As my career progressed, I applied these principles without deviation. I tested them through market corrections and recoveries. I refined them across different currencies, countries, and regulatory environments. Professional performance remained a priority, but ownership grew in parallel.
In 2020, when global markets collapsed, I remained aligned with the framework. No panic. No impulsive decisions. Capital was deployed as planned. Volatility became an ally rather than a threat.
The results were not immediate. They were built over 8 years of deliberate design, disciplined execution, and continuous refinement.
The Leeway Method™ began with study but matured through execution. It was refined in live markets, across currencies and jurisdictions, while I carried full corporate responsibility in parallel.
The Dual Pillars Emerge
The obvious is rarely obvious at first. For years, I developed two disciplines in parallel: personal finance and corporate leadership. At first, they seemed separate. Over time, it became clear they were expressions of the same strategic principle.
The integration was not a creative decision. It was structural. The same thinking that strengthened my leadership sharpened my investment decisions and reinforced long-term capital allocation.
My career became the engine that funded ownership. Strategic thinking and disciplined execution translated directly into stronger portfolios and consistent financial progress.
From that alignment, the two pillars of TIMES8 emerged:
Financial Sovereignty: Converting income into enduring ownership that extends beyond the paycheck.
Career & Leadership: Multiplying results through autonomous teams, positioning, and long-term influence.
When these pillars operate together, they do not simply add value. They compound it. Career generates capital. Capital expands choice. And choice builds sovereignty.
Leaders who build autonomy within their teams gain more than performance metrics. They reclaim time. With time comes perspective. With perspective comes the ability to design a future intentionally.

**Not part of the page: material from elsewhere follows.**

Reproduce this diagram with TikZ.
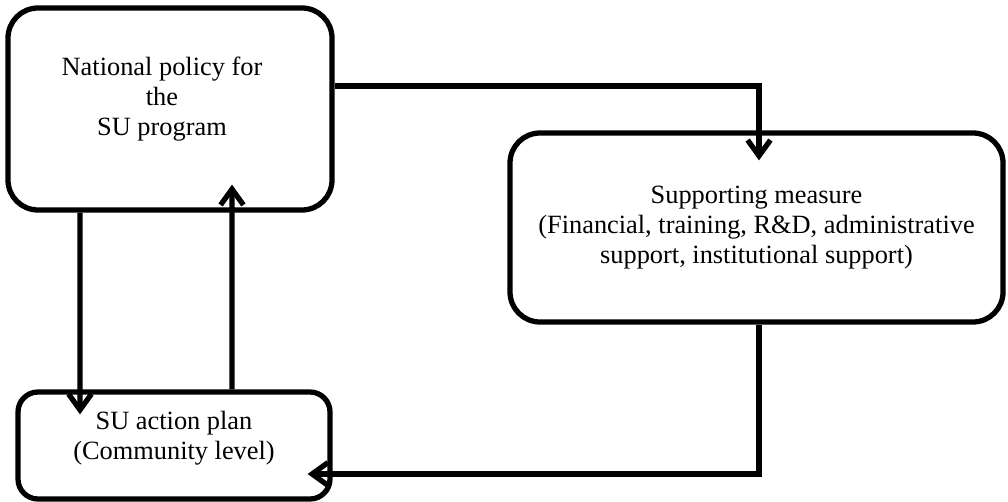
\documentclass[tikz,border=0pt]{standalone}
\usepackage{fontspec}
\setmainfont{Liberation Serif}
\usetikzlibrary{arrows.meta, positioning, calc}
\tikzset{
  stagebox/.style={draw, line width=3pt, rounded corners=#1, inner sep=0pt},
  stagebox/.default=0.6cm,
  stagetext/.style={align=center, font=\fontsize{15}{17}\selectfont},
  flow/.style={-{Straight Barb[length=9pt,width=13pt]}, line width=3pt}
}

\begin{document}
\begin{tikzpicture}
  \useasboundingbox (0,0) rectangle (20.16,-10.02);
  % the three stages
  \node[stagebox, minimum width=6.48cm, minimum height=4.04cm,
    label={[stagetext, xshift=-0.16cm, yshift=0.2cm]center:{National policy for\\the\\SU program}}]
    (policy) at (3.40,-2.18) {};
  \node[stagebox, minimum width=9.86cm, minimum height=3.78cm,
    label={[stagetext]center:{Supporting measure\\(Financial, training, R\&D, administrative\\support, institutional support)}}]
    (support) at (15.13,-4.55) {};
  \node[stagebox=0.4cm, minimum width=6.24cm, minimum height=2.14cm,
    label={[stagetext, yshift=0.14cm]center:{SU action plan\\(Community level)}}]
    (action) at (3.48,-8.91) {};
  % connectors
  \draw[flow] ($(policy.east)+(0,0.46)$) -| ($(support.north)+(0.05,-0.6)$);
  \draw[flow] ($(policy.south)+(-1.8,0)$) -- ($(action.north)+(-1.88,-0.5)$);
  \draw[flow] ($(action.north)+(1.16,0)$) -- ($(policy.south)+(1.24,0.56)$);
  \draw[flow] ($(support.south)+(0.05,0)$) |- ($(action.east)+(-0.5,-0.57)$);
\end{tikzpicture}
\end{document}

TIMES8 is built on a simple integration: your career generates capital, capital generates choice, and choice becomes leverage.
At Last, Optionality
After years of intentional construction, I reached something beyond stability: the ability to choose my direction without financial pressure dictating the decision.
As income pressure eased, the question shifted from obligation to design. Not “What must I do?” but “What do I want to build next?”. With that shift came clarity and the understanding that security is only the foundation.
The real goal is optionality: the capacity to shape your trajectory deliberately.
What began as survival evolved into structure. That structure created freedom. And from that freedom, TIMES8 emerged, designed to help professionals build their own architecture of optionality.
Rodrigo Lavrador is a global supply chain executive and founder of TIMES8, with over 20 years of international experience, including 14 years leading high-performance multicultural teams across Latin America, Africa, and the Middle East.
He has built his career within leading multinationals across automotive, technology, consumer goods, fragrances, and HVAC, including Robert Bosch, Lenovo, Avon, Genomma Lab, Givaudan, and Daikin, guiding complex operations in dynamic and rapidly evolving markets.
Through this trajectory, Rodrigo recognized the strategic intersection between career and personal capital. From that insight, two proprietary frameworks emerged:
The Leeway Method™, focused on converting income into enduring ownership, and The Lumena Method™, dedicated to developing leaders who multiply results by creating autonomous teams and building a lasting legacy.
Together, these frameworks form the two pillars of TIMES8, integrating career and capital into a coherent strategy for leverage and optionality.